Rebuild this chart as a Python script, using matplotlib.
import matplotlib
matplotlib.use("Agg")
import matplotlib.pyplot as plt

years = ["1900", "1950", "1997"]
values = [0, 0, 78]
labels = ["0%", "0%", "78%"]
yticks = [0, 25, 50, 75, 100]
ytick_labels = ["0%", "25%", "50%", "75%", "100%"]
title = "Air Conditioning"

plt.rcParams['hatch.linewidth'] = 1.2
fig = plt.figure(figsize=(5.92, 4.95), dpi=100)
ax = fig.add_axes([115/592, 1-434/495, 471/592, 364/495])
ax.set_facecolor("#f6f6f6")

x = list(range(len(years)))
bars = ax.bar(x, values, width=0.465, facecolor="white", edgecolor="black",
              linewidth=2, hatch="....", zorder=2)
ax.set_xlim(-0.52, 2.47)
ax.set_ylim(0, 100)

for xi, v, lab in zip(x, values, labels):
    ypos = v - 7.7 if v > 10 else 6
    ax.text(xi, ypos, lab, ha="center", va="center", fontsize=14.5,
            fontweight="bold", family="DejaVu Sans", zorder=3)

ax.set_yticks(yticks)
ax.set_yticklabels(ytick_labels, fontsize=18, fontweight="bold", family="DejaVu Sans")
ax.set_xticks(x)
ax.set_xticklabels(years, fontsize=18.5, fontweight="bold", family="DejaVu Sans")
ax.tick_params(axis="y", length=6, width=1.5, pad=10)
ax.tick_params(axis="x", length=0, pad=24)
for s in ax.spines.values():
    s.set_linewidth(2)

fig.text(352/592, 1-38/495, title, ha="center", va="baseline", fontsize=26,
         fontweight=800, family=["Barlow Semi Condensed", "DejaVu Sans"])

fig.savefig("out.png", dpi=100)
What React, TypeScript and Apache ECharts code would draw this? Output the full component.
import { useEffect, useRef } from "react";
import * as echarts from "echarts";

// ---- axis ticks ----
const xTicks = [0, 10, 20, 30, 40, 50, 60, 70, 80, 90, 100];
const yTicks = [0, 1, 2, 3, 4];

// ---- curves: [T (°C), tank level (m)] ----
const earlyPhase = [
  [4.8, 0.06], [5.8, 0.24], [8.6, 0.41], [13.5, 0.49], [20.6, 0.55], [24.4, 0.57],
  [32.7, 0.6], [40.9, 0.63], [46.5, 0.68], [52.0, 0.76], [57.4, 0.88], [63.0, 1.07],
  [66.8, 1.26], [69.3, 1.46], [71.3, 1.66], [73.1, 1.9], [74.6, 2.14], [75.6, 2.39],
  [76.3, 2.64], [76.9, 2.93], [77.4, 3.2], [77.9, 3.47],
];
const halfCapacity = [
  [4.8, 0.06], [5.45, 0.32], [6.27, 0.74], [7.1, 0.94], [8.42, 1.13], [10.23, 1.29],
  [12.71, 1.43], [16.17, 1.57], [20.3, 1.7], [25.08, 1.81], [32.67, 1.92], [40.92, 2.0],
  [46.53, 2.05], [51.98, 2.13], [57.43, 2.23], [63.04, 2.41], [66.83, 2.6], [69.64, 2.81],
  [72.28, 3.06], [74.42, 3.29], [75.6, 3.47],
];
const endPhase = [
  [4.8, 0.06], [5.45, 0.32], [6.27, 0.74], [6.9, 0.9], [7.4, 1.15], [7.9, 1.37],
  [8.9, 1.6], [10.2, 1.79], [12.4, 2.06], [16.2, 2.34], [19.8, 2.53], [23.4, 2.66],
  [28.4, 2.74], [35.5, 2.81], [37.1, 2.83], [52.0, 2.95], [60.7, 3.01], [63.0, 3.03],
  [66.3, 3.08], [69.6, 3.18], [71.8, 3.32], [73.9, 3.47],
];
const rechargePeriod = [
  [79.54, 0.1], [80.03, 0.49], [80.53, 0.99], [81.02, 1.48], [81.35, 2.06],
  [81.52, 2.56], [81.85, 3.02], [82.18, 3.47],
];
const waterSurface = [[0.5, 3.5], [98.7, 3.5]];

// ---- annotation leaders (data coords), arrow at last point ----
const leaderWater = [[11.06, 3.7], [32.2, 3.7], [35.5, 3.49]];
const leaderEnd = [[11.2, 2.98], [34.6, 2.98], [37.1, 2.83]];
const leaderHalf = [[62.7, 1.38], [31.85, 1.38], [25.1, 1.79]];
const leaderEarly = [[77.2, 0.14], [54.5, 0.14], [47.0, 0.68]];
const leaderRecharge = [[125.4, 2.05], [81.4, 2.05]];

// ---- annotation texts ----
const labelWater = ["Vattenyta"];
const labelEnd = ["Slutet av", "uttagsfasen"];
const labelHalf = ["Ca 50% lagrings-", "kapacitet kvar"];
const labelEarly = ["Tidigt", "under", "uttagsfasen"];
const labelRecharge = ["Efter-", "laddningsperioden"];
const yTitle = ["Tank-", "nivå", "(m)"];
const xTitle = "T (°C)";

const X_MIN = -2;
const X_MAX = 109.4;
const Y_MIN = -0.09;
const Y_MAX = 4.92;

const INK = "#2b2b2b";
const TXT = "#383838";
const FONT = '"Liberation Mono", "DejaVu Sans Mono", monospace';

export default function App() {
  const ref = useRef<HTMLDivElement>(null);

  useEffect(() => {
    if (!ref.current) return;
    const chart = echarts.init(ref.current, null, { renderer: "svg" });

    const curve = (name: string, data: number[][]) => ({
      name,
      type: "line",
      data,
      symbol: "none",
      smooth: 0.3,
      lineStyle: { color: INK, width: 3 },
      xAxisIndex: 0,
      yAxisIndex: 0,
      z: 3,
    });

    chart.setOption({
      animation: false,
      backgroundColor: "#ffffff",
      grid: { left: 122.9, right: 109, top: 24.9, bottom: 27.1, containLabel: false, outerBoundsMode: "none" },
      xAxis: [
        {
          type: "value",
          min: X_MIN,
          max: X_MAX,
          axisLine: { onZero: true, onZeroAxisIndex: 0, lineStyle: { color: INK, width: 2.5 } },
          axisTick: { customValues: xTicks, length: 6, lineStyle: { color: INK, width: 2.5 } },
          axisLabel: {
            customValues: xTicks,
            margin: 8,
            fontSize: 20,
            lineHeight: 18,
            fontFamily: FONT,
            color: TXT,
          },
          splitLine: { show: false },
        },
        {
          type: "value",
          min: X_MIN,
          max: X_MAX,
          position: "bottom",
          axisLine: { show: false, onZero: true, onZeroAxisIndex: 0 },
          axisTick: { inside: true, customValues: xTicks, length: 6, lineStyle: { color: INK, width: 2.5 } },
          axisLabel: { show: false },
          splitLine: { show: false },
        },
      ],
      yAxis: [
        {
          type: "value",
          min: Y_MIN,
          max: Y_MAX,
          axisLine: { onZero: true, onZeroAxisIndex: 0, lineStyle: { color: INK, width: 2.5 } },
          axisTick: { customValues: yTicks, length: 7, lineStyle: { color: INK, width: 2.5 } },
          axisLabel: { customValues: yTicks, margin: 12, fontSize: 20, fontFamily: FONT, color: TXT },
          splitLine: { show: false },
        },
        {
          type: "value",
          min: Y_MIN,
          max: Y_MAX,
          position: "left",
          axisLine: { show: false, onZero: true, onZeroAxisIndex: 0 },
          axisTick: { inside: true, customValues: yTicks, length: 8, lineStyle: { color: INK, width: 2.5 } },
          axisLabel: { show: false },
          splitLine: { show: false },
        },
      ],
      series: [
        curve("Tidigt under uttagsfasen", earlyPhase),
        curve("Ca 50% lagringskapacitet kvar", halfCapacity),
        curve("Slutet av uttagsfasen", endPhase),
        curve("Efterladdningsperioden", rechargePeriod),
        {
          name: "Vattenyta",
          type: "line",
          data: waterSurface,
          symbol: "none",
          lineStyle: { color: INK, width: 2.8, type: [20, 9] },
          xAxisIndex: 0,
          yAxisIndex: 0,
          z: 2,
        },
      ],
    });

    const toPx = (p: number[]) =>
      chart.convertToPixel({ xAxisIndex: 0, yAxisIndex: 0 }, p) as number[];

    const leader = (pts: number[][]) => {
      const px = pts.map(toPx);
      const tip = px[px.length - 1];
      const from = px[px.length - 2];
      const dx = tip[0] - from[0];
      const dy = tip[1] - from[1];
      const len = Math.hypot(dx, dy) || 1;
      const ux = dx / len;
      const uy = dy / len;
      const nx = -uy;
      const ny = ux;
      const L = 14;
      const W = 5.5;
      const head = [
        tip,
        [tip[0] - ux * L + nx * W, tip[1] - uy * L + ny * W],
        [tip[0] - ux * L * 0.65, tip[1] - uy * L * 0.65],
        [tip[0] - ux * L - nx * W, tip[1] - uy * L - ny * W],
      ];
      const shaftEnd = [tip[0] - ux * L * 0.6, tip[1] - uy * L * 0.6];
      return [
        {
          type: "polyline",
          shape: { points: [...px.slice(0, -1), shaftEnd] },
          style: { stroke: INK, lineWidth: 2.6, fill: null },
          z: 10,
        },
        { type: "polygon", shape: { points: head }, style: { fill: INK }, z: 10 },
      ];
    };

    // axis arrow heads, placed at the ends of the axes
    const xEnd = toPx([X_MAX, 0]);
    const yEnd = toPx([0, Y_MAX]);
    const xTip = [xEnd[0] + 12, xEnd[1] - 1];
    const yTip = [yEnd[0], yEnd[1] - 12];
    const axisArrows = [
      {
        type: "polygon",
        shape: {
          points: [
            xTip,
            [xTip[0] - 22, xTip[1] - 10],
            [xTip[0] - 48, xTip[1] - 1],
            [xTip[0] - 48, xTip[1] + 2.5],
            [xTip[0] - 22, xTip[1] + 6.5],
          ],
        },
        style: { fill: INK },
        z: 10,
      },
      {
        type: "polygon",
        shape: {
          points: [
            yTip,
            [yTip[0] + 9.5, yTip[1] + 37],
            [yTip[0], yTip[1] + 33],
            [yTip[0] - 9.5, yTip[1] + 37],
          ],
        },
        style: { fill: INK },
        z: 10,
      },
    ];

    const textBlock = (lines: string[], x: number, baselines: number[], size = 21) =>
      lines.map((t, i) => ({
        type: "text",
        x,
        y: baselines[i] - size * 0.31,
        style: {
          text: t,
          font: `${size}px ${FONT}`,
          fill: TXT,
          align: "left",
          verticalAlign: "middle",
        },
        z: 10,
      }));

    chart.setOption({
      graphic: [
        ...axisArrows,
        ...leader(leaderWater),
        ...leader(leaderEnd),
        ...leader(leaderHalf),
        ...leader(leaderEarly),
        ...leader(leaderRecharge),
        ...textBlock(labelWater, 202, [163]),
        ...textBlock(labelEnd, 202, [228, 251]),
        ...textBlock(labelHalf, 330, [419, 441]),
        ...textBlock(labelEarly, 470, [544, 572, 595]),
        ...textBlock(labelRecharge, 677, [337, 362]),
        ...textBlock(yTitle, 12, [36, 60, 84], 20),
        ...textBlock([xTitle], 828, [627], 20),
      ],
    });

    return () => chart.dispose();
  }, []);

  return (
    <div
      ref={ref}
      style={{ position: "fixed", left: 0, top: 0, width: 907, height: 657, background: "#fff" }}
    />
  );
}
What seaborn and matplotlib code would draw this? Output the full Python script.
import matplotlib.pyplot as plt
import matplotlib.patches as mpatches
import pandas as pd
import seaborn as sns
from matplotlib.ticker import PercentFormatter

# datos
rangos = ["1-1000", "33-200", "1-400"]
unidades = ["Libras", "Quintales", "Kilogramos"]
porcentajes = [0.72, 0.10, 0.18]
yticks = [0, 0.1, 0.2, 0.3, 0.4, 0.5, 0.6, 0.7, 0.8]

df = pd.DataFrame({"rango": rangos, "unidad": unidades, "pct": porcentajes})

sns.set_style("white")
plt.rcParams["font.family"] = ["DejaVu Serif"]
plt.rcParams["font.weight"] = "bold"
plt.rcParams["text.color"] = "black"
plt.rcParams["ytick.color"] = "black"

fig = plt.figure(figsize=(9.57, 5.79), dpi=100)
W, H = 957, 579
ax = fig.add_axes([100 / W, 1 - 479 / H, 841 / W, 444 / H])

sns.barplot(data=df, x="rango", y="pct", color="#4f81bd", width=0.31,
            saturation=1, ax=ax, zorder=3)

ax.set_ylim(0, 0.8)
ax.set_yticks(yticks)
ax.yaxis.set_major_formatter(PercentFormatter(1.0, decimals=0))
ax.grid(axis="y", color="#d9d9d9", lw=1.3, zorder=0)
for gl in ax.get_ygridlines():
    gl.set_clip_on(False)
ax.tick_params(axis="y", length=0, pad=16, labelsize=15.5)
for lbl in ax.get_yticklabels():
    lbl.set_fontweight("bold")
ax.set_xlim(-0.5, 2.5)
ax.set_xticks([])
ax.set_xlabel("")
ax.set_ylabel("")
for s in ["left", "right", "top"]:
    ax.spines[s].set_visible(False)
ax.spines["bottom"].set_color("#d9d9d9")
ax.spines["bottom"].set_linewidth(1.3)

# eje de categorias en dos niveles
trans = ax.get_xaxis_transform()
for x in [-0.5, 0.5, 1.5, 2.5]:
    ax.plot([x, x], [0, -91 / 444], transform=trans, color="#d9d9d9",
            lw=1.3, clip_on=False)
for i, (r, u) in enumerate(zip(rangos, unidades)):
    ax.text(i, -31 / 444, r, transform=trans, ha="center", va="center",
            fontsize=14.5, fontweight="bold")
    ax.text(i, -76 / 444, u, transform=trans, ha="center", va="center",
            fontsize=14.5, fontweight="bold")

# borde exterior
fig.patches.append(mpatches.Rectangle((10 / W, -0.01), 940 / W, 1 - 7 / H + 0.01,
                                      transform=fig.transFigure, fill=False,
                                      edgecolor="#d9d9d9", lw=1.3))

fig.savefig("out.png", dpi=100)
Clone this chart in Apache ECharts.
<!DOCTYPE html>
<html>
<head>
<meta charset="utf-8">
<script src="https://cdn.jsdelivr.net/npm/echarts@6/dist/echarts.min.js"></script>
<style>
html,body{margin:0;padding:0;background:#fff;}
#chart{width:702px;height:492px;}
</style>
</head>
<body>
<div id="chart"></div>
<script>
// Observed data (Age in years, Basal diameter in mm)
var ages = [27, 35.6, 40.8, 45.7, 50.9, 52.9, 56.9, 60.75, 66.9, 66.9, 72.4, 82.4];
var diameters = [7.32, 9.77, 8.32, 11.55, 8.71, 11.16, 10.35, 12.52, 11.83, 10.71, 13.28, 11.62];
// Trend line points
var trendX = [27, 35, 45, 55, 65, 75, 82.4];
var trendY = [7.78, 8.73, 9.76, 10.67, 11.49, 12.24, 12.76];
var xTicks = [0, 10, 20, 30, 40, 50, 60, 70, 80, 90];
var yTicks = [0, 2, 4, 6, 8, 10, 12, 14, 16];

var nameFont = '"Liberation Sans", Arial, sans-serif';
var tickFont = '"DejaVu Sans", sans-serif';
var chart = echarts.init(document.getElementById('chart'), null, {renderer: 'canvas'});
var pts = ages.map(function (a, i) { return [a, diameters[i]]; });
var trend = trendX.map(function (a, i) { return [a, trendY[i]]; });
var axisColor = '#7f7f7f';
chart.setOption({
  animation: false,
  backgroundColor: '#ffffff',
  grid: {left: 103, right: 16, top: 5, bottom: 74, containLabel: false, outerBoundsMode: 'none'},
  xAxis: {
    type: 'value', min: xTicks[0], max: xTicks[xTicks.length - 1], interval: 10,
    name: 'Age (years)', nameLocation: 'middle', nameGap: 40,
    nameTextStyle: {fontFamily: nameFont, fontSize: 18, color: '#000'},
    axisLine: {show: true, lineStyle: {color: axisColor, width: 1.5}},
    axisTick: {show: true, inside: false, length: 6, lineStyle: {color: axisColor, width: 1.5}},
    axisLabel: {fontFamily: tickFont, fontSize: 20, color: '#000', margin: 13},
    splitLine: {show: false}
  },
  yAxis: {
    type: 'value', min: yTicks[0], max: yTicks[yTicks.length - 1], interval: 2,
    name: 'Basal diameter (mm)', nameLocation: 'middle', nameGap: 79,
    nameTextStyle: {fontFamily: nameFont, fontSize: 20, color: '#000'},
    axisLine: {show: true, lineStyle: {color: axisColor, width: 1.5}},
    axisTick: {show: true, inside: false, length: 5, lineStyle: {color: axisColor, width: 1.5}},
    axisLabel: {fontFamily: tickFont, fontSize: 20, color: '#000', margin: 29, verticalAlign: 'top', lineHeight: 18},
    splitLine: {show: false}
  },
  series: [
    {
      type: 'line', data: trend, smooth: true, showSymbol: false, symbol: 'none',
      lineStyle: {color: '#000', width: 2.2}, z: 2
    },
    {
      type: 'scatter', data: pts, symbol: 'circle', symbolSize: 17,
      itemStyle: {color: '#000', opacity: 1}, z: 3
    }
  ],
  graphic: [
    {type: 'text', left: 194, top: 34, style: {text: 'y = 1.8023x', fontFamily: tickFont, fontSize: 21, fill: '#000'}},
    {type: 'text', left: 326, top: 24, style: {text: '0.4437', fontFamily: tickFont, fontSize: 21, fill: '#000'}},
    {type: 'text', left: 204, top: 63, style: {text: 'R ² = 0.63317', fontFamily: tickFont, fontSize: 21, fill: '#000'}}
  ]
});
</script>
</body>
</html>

AIM OF THE EXERCISE =
Using the data above, extract exactly the lines from the one that holds "Clone this chart in Apache ECharts." to the one that holds "var yTicks = [0, 2, 4, 6, 8, 10, 12, 14, 16];", both ends included, and no others.

THE SOLUTION =
Clone this chart in Apache ECharts.
<!DOCTYPE html>
<html>
<head>
<meta charset="utf-8">
<script src="https://cdn.jsdelivr.net/npm/echarts@6/dist/echarts.min.js"></script>
<style>
html,body{margin:0;padding:0;background:#fff;}
#chart{width:702px;height:492px;}
</style>
</head>
<body>
<div id="chart"></div>
<script>
// Observed data (Age in years, Basal diameter in mm)
var ages = [27, 35.6, 40.8, 45.7, 50.9, 52.9, 56.9, 60.75, 66.9, 66.9, 72.4, 82.4];
var diameters = [7.32, 9.77, 8.32, 11.55, 8.71, 11.16, 10.35, 12.52, 11.83, 10.71, 13.28, 11.62];
// Trend line points
var trendX = [27, 35, 45, 55, 65, 75, 82.4];
var trendY = [7.78, 8.73, 9.76, 10.67, 11.49, 12.24, 12.76];
var xTicks = [0, 10, 20, 30, 40, 50, 60, 70, 80, 90];
var yTicks = [0, 2, 4, 6, 8, 10, 12, 14, 16];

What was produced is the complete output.